§ **Source excerpt**
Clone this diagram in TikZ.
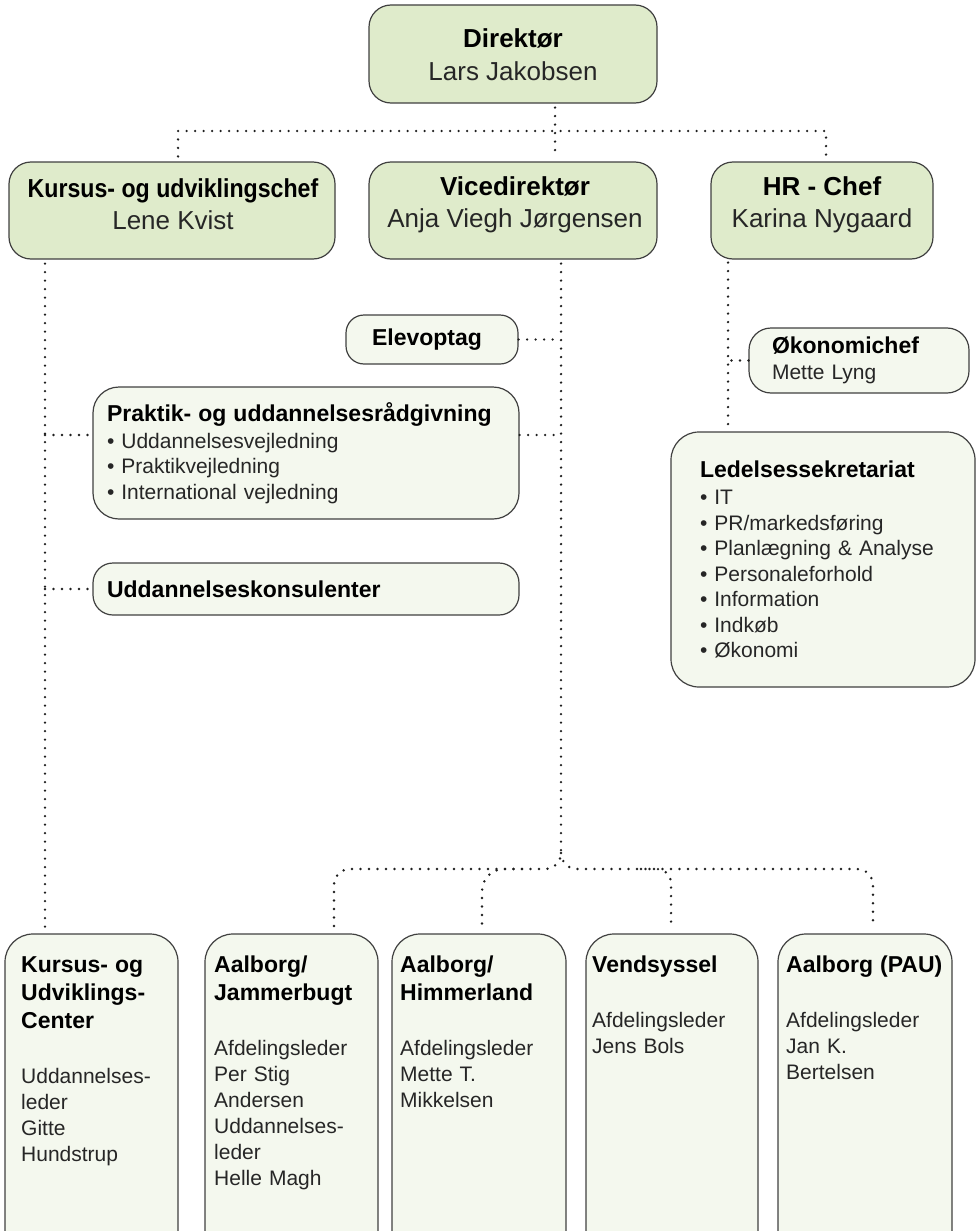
\documentclass[tikz,border=0pt]{standalone}
\usepackage{fontspec}
\setmainfont{Liberation Sans}
\usepackage{graphicx}
\usetikzlibrary{calc}
\definecolor{topfill}{HTML}{DFEBCB}
\definecolor{lowfill}{HTML}{F4F8EE}
\definecolor{edgec}{HTML}{404040}
\definecolor{dotc}{HTML}{1E1E1E}
\definecolor{txtc}{HTML}{262626}
\newcommand\mytitle[1]{{\fontsize{23}{28}\selectfont\bfseries\color{black}#1}}
\newcommand\mybig[1]{{\bfseries\color{black}#1}}
\begin{document}
\begin{tikzpicture}[x=1pt,y=-1pt,
 box/.style={draw=edgec,line width=1.2pt,inner sep=0pt},
 topbox/.style={box,fill=topfill,rounded corners=22pt},
 lowbox/.style={box,fill=lowfill},
 conn/.style={draw=dotc,line width=2.7pt,dash pattern=on 0pt off 8.5pt,line cap=round},
 bigtxt/.style={font=\fontsize{26}{32}\selectfont,align=center,text=txtc,inner sep=0pt},
 midtxt/.style={font=\fontsize{21}{25.5}\selectfont,align=left,text=txtc},
 bottxt/.style={font=\fontsize{21}{26}\selectfont,align=left,text=txtc,inner sep=0pt,anchor=north west,text width=170pt},
]
\useasboundingbox (0,0) rectangle (979,1231);
\clip (0,0) rectangle (979,1231);

% level 1
\node[topbox,minimum width=288pt,minimum height=98pt] (dir) at (513,54) {};
\node[bigtxt,font=\fontsize{26}{33}\selectfont] (dirT) at (513,54.5) {\mybig{Direktør}\\Lars Jakobsen};

% level 2
\node[topbox,minimum width=326pt,minimum height=97pt] (kur) at (172,210.5) {};
\node[bigtxt] (kurT) at (173,204.5) {\scalebox{0.89}[1]{\mybig{Kursus- og udviklingschef}}\\Lene Kvist};
\node[topbox,minimum width=288pt,minimum height=97pt] (vice) at (513,210.5) {};
\node[bigtxt] (viceT) at (515,204.5) {\mybig{Vicedirektør}\\Anja Viegh Jørgensen};
\node[topbox,minimum width=222pt,minimum height=97pt] (hr) at (822,210.5) {};
\node[bigtxt] (hrT) at (822,204.5) {\mybig{HR - Chef}\\Karina Nygaard};

% middle boxes
\node[lowbox,rounded corners=18pt,minimum width=172pt,minimum height=49pt] (elev) at (432,339.5) {};
\node[font=\fontsize{23}{28}\selectfont\bfseries,inner sep=0pt] (elevT) at (427,339.5) {Elevoptag};
\node[lowbox,rounded corners=26pt,midtxt,text width=398pt,inner xsep=14pt,minimum height=132pt] (prak) at (306,453)
 {\mytitle{Praktik- og uddannelsesrådgivning}\\[1.5pt]• Uddannelsesvejledning\\• Praktikvejledning\\• International vejledning};
\node[lowbox,rounded corners=20pt,midtxt,text width=398pt,inner xsep=14pt,minimum height=52pt] (udd) at (306,589) {\mytitle{Uddannelseskonsulenter}};
\node[lowbox,rounded corners=22pt,midtxt,text width=174pt,inner xsep=23pt,minimum height=65pt] (oko) at (859,360.5) {\mytitle{Økonomichef}\\[1pt]Mette Lyng};
\node[lowbox,rounded corners=28pt,midtxt,text width=246pt,inner xsep=29pt,minimum height=255pt] (led) at (823,559.5)
 {\mytitle{Ledelsessekretariat}\\[1.5pt]• IT\\• PR/markedsføring\\• Planlægning \& Analyse\\• Personaleforhold\\• Information\\• Indkøb\\• Økonomi};

% bottom boxes
\node[lowbox,rounded corners=28pt,minimum width=173pt,minimum height=336pt] (b1) at (91.5,1102) {};
\node[lowbox,rounded corners=28pt,minimum width=173pt,minimum height=336pt] (b2) at (291.5,1102) {};
\node[lowbox,rounded corners=28pt,minimum width=174pt,minimum height=336pt] (b3) at (479,1102) {};
\node[lowbox,rounded corners=28pt,minimum width=172pt,minimum height=336pt] (b4) at (672,1102) {};
\node[lowbox,rounded corners=28pt,minimum width=174pt,minimum height=336pt] (b5) at (865,1102) {};

\node[bottxt] (b1T) at (21,956) {\mytitle{Kursus- og}\\[2pt]\mytitle{Udviklings-}\\[2pt]\mytitle{Center}\\[29pt]Uddannelses-\\leder\\Gitte\\Hundstrup};
\node[bottxt] (b2T) at (214,956) {\mytitle{Aalborg/}\\[2pt]\mytitle{Jammerbugt}\\[29pt]Afdelingsleder\\Per Stig\\Andersen\\Uddannelses-\\leder\\Helle Magh};
\node[bottxt] (b3T) at (400,956) {\mytitle{Aalborg/}\\[2pt]\mytitle{Himmerland}\\[29pt]Afdelingsleder\\Mette T.\\Mikkelsen};
\node[bottxt] (b4T) at (592,956) {\mytitle{Vendsyssel}\\[29pt]Afdelingsleder\\Jens Bols};
\node[bottxt] (b5T) at (786,956) {\mytitle{Aalborg (PAU)}\\[29pt]Afdelingsleder\\Jan K.\\Bertelsen};

% connectors
\coordinate (j0) at (555,131);
\coordinate (jl) at (178,131);
\coordinate (jr) at (826,131);
\draw[conn] ($(dir.south -| j0)+(0,4)$) -- (j0) -- ($(vice.north -| j0)+(0,-5)$);
\draw[conn] ($(kur.north -| jl)+(0,-5)$) -- (jl) -- (jr) -- ($(hr.north -| jr)+(0,-5)$);

\coordinate (kx) at (45,0);
\coordinate (pk) at (0,435);
\draw[conn] ($(kur.south -| kx)+(0,4)$) -- ($(b1.north -| kx)+(0,-5)$);
\draw[conn] (kx |- pk) -- (prak.west |- pk);
\draw[conn] (kx |- udd.west) -- (udd.west);

\coordinate (vx) at (561,0);
\coordinate (hub) at (561,869);
\coordinate (x2) at (334,0);
\coordinate (x3) at (482,0);
\coordinate (x4) at (671,0);
\coordinate (x5) at (873,0);
\draw[conn] (elev.east) -- (elev.east -| vx);
\draw[conn] (prak.east |- pk) -- (vx |- pk);
\draw[conn,rounded corners=16pt] ($(vice.south -| vx)+(0,4)$) -- (hub) -- (hub -| x2) -- ($(b2.north -| x2)+(0,-5)$);
\draw[conn,rounded corners=16pt] ($(hub)+(0,-16)$) -- (hub) -- (hub -| x5) -- ($(b5.north -| x5)+(0,-5)$);
\draw[conn,rounded corners=22pt] ($(hub -| x3)+(40,0)$) -- (hub -| x3) -- ($(b3.north -| x3)+(0,-5)$);
\draw[conn,rounded corners=14pt] ($(hub -| x4)+(-30,0)$) -- (hub -| x4) -- ($(b4.north -| x4)+(0,-5)$);

\coordinate (hx) at (728,0);
\draw[conn] ($(hr.south -| hx)+(0,3)$) -- ($(led.north -| hx)+(0,-3)$);
\draw[conn] (oko.west) -- (oko.west -| hx);
\end{tikzpicture}
\end{document}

§ **Short exercise**
Write out exactly the opening lines of the data, stopping after the line that holds "(hrT) at (822,204.5)". Exclude pictures.

§ **The reply**
Clone this diagram in TikZ.
\documentclass[tikz,border=0pt]{standalone}
\usepackage{fontspec}
\setmainfont{Liberation Sans}
\usepackage{graphicx}
\usetikzlibrary{calc}
\definecolor{topfill}{HTML}{DFEBCB}
\definecolor{lowfill}{HTML}{F4F8EE}
\definecolor{edgec}{HTML}{404040}
\definecolor{dotc}{HTML}{1E1E1E}
\definecolor{txtc}{HTML}{262626}
\newcommand\mytitle[1]{{\fontsize{23}{28}\selectfont\bfseries\color{black}#1}}
\newcommand\mybig[1]{{\bfseries\color{black}#1}}
\begin{document}
\begin{tikzpicture}[x=1pt,y=-1pt,
 box/.style={draw=edgec,line width=1.2pt,inner sep=0pt},
 topbox/.style={box,fill=topfill,rounded corners=22pt},
 lowbox/.style={box,fill=lowfill},
 conn/.style={draw=dotc,line width=2.7pt,dash pattern=on 0pt off 8.5pt,line cap=round},
 bigtxt/.style={font=\fontsize{26}{32}\selectfont,align=center,text=txtc,inner sep=0pt},
 midtxt/.style={font=\fontsize{21}{25.5}\selectfont,align=left,text=txtc},
 bottxt/.style={font=\fontsize{21}{26}\selectfont,align=left,text=txtc,inner sep=0pt,anchor=north west,text width=170pt},
]
\useasboundingbox (0,0) rectangle (979,1231);
\clip (0,0) rectangle (979,1231);

% level 1
\node[topbox,minimum width=288pt,minimum height=98pt] (dir) at (513,54) {};
\node[bigtxt,font=\fontsize{26}{33}\selectfont] (dirT) at (513,54.5) {\mybig{Direktør}\\Lars Jakobsen};

% level 2
\node[topbox,minimum width=326pt,minimum height=97pt] (kur) at (172,210.5) {};
\node[bigtxt] (kurT) at (173,204.5) {\scalebox{0.89}[1]{\mybig{Kursus- og udviklingschef}}\\Lene Kvist};
\node[topbox,minimum width=288pt,minimum height=97pt] (vice) at (513,210.5) {};
\node[bigtxt] (viceT) at (515,204.5) {\mybig{Vicedirektør}\\Anja Viegh Jørgensen};
\node[topbox,minimum width=222pt,minimum height=97pt] (hr) at (822,210.5) {};
\node[bigtxt] (hrT) at (822,204.5) {\mybig{HR - Chef}\\Karina Nygaard};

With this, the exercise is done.